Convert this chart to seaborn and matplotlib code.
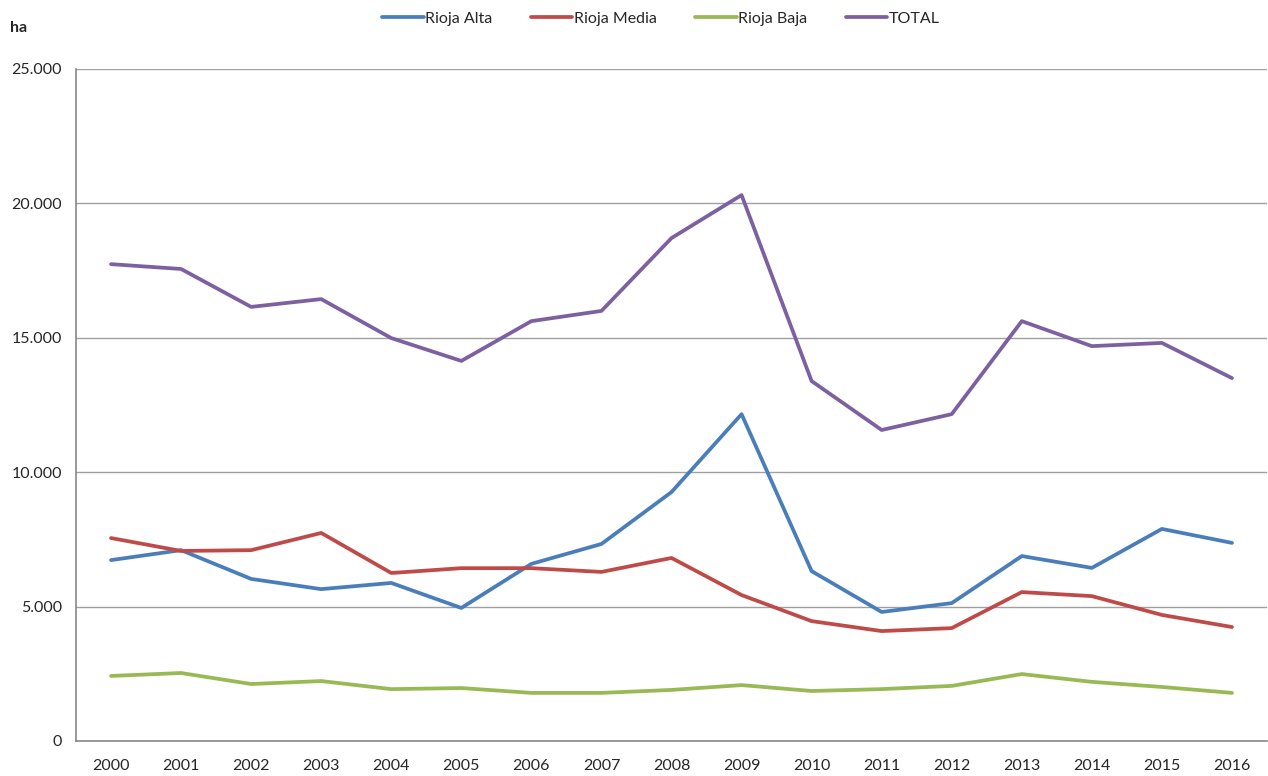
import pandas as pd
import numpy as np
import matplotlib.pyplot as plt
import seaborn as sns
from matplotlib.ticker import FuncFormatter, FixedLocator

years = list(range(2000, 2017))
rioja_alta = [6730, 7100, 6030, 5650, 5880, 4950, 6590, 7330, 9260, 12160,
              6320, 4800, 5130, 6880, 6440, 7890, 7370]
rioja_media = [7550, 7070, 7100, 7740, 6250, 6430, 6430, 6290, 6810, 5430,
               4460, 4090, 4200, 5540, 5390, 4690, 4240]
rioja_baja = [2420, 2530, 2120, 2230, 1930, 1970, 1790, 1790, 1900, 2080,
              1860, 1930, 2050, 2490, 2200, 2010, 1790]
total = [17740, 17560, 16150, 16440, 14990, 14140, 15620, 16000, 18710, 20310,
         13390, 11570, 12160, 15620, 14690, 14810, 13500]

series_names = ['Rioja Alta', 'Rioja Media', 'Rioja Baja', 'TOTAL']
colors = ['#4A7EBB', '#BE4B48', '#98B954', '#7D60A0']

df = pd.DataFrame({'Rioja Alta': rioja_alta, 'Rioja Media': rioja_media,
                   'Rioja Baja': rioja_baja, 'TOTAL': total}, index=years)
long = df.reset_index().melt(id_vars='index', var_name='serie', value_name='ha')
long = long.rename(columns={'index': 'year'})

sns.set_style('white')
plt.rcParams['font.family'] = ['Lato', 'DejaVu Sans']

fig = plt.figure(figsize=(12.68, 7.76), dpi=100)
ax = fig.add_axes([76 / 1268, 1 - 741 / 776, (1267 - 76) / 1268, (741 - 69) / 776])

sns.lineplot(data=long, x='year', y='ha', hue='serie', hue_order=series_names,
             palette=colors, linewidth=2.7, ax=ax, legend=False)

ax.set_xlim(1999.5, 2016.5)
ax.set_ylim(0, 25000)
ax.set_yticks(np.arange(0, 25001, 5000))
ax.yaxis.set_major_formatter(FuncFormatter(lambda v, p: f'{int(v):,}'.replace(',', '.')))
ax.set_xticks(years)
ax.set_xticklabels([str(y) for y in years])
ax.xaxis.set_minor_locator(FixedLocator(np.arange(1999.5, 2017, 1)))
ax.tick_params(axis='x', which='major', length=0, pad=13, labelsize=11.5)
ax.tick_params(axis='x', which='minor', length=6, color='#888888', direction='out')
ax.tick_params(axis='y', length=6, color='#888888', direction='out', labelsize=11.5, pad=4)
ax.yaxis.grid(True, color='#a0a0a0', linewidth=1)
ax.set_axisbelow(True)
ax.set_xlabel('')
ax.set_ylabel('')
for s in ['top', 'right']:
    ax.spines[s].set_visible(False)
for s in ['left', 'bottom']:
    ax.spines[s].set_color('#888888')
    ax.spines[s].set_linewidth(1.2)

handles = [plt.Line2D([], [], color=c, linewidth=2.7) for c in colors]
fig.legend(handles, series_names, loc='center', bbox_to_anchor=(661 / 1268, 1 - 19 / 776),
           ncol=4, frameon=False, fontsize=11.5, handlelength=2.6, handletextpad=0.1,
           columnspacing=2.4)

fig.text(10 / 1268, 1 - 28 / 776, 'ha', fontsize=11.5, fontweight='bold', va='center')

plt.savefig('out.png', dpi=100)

····················

### EXERCISE GOAL
Copy each line in the data that holds the word "seaborn".

### CORRECT RESPONSE
Convert this chart to seaborn and matplotlib code.
import seaborn as sns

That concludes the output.